In its simplest form, the Taxonomy is a way to classify different activities across industries of all types. The aim of this classification is to highlight those which are considered to be “Green '' from those which are considered to be harmful to the environment. This classification system has created a list of environmentally sustainable economic activities with specific criteria that provides companies, investors, and policymakers with the necessary information to become more climate-friendly. The goal is to direct funding toward sustainable growth.

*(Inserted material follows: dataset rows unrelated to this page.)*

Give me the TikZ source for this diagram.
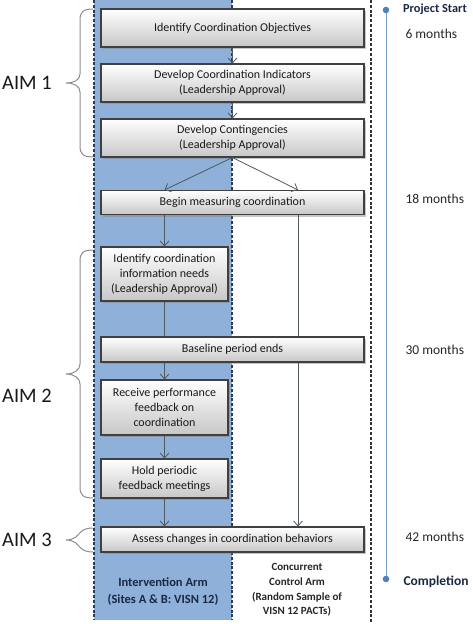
\documentclass[tikz,border=0pt]{standalone}
\usepackage{fontspec}
\setmainfont{Carlito}
\usetikzlibrary{shadows,arrows.meta}
\definecolor{band}{RGB}{143,176,216}
\definecolor{bandedge}{RGB}{40,60,95}
\definecolor{tl}{RGB}{120,160,205}
\definecolor{dot}{RGB}{79,129,189}
\definecolor{arrc}{RGB}{80,88,98}
\definecolor{navy}{RGB}{25,40,70}
\tikzset{
  boxx/.style={draw=black!75, line width=1.1pt, top color=white, bottom color=black!22,
    drop shadow={shadow xshift=2.2pt, shadow yshift=-2.2pt, opacity=0.45},
    align=center, font=\fontsize{12}{15}\selectfont, text=black!90,
    inner sep=0pt},
  wide/.style={boxx, minimum width=263pt},
  narrow/.style={boxx, minimum width=127pt},
  arr/.style={draw=arrc, line width=0.8pt, -{Straight Barb[length=5pt,width=9pt]}},
  lin/.style={draw=arrc, line width=0.8pt},
  brc/.style={draw=black!45, line width=1pt},
  aim/.style={font=\fontsize{20.5}{24}\selectfont, text=black!90},
  tlab/.style={anchor=west, font=\fontsize{13.5}{16}\selectfont, text=black!85},
  dsh/.style={line width=1.1pt, dash pattern=on 3pt off 1.8pt}
}
\begin{document}
\begin{tikzpicture}[x=1pt,y=-1pt]
\useasboundingbox (0,0) rectangle (472,624);
% band
\fill[band] (94,0) rectangle (232,620);
\draw[dsh, draw=bandedge] (94,0) -- (94,620);
\draw[dsh, draw=bandedge] (232,0) -- (232,620);
\draw[dsh, draw=black!80] (371,0) -- (371,624);
% timeline
\coordinate (ts) at (386,10);
\coordinate (te) at (386,579);
\draw[tl, line width=0.9pt] (ts) -- (te);
\fill[dot] (ts) circle (3.3);
\fill[dot] (te) circle (3.3);
\node[tlab, inner sep=0pt, font=\fontsize{12.3}{15}\selectfont\bfseries, text=navy] (pst) at (403,9) {Project Start};
\node[tlab] (m6) at (402,34) {6 months};
\node[tlab] (m18) at (402,199) {18 months};
\node[tlab] (m30) at (402,350) {30 months};
\node[tlab] (m42) at (402,537) {42 months};
\node[tlab, font=\fontsize{13.5}{16}\selectfont\bfseries, text=navy] (cmp) at (400,582) {Completion};
% boxes
\node[wide, minimum height=38pt] (b1) at (232.5,28) {Identify Coordination Objectives};
\node[wide, minimum height=38pt] (b2) at (232.5,83) {Develop Coordination Indicators\\(Leadership Approval)};
\node[wide, minimum height=38pt] (b3) at (232.5,138) {Develop Contingencies\\(Leadership Approval)};
\node[wide, minimum height=24pt] (b4) at (232.5,202.5) {Begin measuring coordination};
\node[narrow, minimum height=54pt] (b5) at (164.5,274) {Identify coordination\\information needs\\(Leadership Approval)};
\node[wide, minimum height=25pt] (b6) at (232.5,349.5) {Baseline period ends};
\node[narrow, minimum height=55pt] (b7) at (164.5,407.5) {Receive performance\\feedback on\\coordination};
\node[narrow, minimum height=39pt] (b8) at (164.5,478.5) {Hold periodic\\feedback meetings};
\node[wide, minimum height=25pt] (b9) at (232.5,539.5) {Assess changes in coordination behaviors};
\coordinate (rc) at (298,0);
% connectors
\draw[arr] (b1) -- (b2);
\draw[arr] (b2) -- (b3);
\draw[arr] (b3.south) -- (b4.north -| b5.north);
\draw[arr] (b3.south) -- (b4.north -| rc);
\draw[arr] (b4.south -| b5.north) -- (b5.north);
\draw[lin] (b5.south) -- (b6.north -| b5.south);
\draw[arr] (b6.south -| b7.north) -- (b7.north);
\draw[arr] (b7) -- (b8);
\draw[arr] (b8.south) -- (b9.north -| b8.south);
\draw[lin] (b4.south -| rc) -- (b6.north -| rc);
\draw[arr] (b6.south -| rc) -- (b9.north -| rc);
% braces
\draw[brc] (93,9) .. controls (83,9) and (80,12) .. (80,20) -- (80,74) .. controls (80,80) and (74,83) .. (66,83)
  .. controls (74,83) and (80,86) .. (80,92) -- (80,146) .. controls (80,154) and (83,157) .. (93,157);
\draw[brc] (93,250) .. controls (83,250) and (80,253) .. (80,261) -- (80,364) .. controls (80,370) and (74,374) .. (66,374)
  .. controls (74,374) and (80,378) .. (80,384) -- (80,487) .. controls (80,495) and (83,498) .. (93,498);
\draw[brc] (93,528) .. controls (82,528) and (80,533) .. (76,537) .. controls (73,539) and (70,540) .. (66,540)
  .. controls (70,540) and (73,541) .. (76,543) .. controls (80,547) and (82,552) .. (93,552);
\node[aim] (a1) at (27,83) {AIM 1};
\node[aim] (a2) at (27,396) {AIM 2};
\node[aim] (a3) at (27,540) {AIM 3};
% arm labels
\node[align=center, font=\fontsize{12.5}{17}\selectfont\bfseries, text=navy] (int) at (163,591.5) {Intervention Arm\\(Sites A \& B: VISN 12)};
\node[align=center, font=\fontsize{11}{14.6}\selectfont\bfseries, text=black!85] (ctl) at (297,590) {Concurrent\\Control Arm\\(Random Sample of\\VISN 12 PACTs)};
\end{tikzpicture}
\end{document}
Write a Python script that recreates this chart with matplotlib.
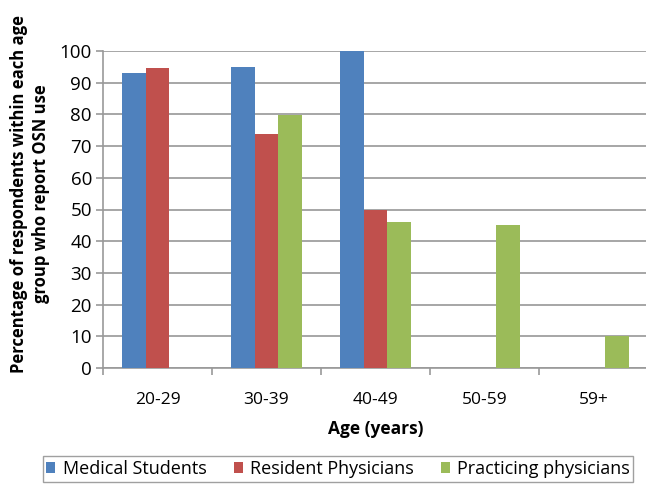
import numpy as np
import matplotlib.pyplot as plt

plt.rcParams['font.family'] = ['Open Sans', 'DejaVu Sans']

# share of each age group reporting OSN use (%)
grupos = ["20-29", "30-39", "40-49", "50-59", "59+"]
estudantes = [93.2, 95.0, 100, 0, 0]
residentes = [94.5, 73.7, 50, 0, 0]
praticantes = [0, 79.8, 46, 45, 10]

cores = ["#4F81BD", "#C0504D", "#9BBB59"]
nomes = ["Medical Students", "Resident Physicians", "Practicing physicians"]

fig = plt.figure(figsize=(6.46, 4.88), dpi=100)
ax = fig.add_axes([103/646, 1 - 368/488, 545/646, 317/488])

x = np.arange(len(grupos))
w = 0.22
for i, serie in enumerate([estudantes, residentes, praticantes]):
    ax.bar(x + (i - 1) * w, serie, w, color=cores[i], label=nomes[i], zorder=3)

ax.set_xlim(-0.5, 4.5)
ax.set_ylim(0, 100)
ax.set_yticks(range(0, 101, 10))
ax.set_xticks(x)
ax.set_xticklabels(grupos)
ax.set_xticks(np.arange(-0.5, 5, 1), minor=True)
ax.tick_params(axis='x', which='major', length=0, pad=17, labelsize=12.5)
ax.tick_params(axis='x', which='minor', length=5, color='#999999', width=1.2)
ax.tick_params(axis='y', length=5, color='#999999', width=1.2, labelsize=13.5, pad=3)
ax.grid(axis='y', color='#a6a6a6', linewidth=1.4, zorder=0)

for s in ['top', 'right']:
    ax.spines[s].set_visible(False)
for s in ['left', 'bottom']:
    ax.spines[s].set_color('#999999')
    ax.spines[s].set_linewidth(1.2)

ax.set_xlabel("Age (years)", fontsize=12.5, fontweight='bold', labelpad=9)
fig.text(30/646, 1 - 194/488, "Percentage of respondents within each age\ngroup who report OSN use",
         rotation=90, ha='center', va='center', fontsize=12, fontweight='bold',
         linespacing=1.3)

leg = fig.legend(loc='center', bbox_to_anchor=(338/646, 1 - 469/488), ncol=3,
                 fontsize=13, frameon=True, fancybox=False, handlelength=0.5,
                 handleheight=0.5, handletextpad=0.4, columnspacing=1.5,
                 borderpad=0.2)
leg.get_frame().set_edgecolor('#888888')
leg.get_frame().set_linewidth(1.0)

fig.savefig("out.png", dpi=100)
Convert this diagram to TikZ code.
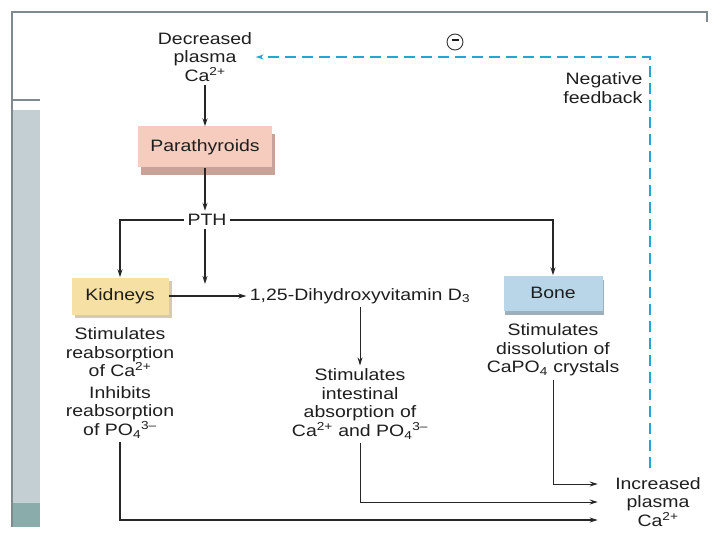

In order to do this, the EU taxonomy defines 6 environmental objectives which serve to categorize the different economic activities through objective-specific screening criteria. Today, only the first two are currently part of the list of activities considered “green”, while screening criteria for the rest is still under development. The objectives are:
Climate change mitigation
Climate change adaptation
The sustainable use and protection of water and marine resources
The transition to a circular economy
Pollution prevention and control
The protection and restoration of biodiversity and ecosystems
Why should Fashion care?
There are several reasons why any industry should care, but the fashion and apparel industry has been under-regulated for years and the EU Taxonomy will have a direct impact on their annual report disclosures. It will become necessary for companies that report under CSRD (Corporate Sustainability Reporting Directive) to disclose what percentage of their activities contribute to climate change mitigation or adaptation under a set of KPIs. Furthermore, it will be necessary to come up with a strategy to increase the performance of these KPIs to favor more sustainable activities. At the french level, this will be demanded by the DPEF (Déclaration de Performance Extra-Financière).
Not only there is a regulatory concern but a risk-related one as well. Climate change poses two types of climate-related risks: physical and transitional. The physical one is easy to understand, as the world is undergoing the consequences of climate change phenomena, we see more and more natural disasters that impact several areas across the globe. Droughts and floods, cold waves and heat waves, storms, and hurricanes - we have seen a steady increase in the frequency of these events across the globe. These will continue to increase over time as a result of climate change and in turn, will impact the fashion industry at different stages of its value chain. Furthermore, the spread-out nature of this chain makes the industry more exposed and vulnerable to these physical risks. Second is the Transitional risk. As the financial system migrates to more sustainable or Green investments, companies with non-sustainable activities will be “punished” with higher interest rates to account for their elevated climate risks. This is a risk that companies within the fashion industry should take into account when assessing their overall performance. The EU Taxonomy is a very tangible manifestation of this risk as it is designed to move investment toward more sustainable activities.
Finally, there is a very good reason why the fashion industry should care: visibility. Currently, consumers across the world are more conscious and will punish companies for their irresponsibility towards environmental and social impact. As a result, the EU Taxonomy will lead to higher visibility of companies’ actual involvement with sustainability, preventing green-washing and exposing those companies that will now have to communicate the real impact of their products.
However, at Lienzo we do not see this as a constraint, but rather as an opportunity for companies to develop sustainably. The EU Taxonomy will allow companies to attract investment to fund their transition as they implement sustainable alternatives. It will also create visibility for all of the positive measures already in place, and will allow brands to position themselves as leaders of change, capturing a market that is waiting for sustainable fashion alternatives.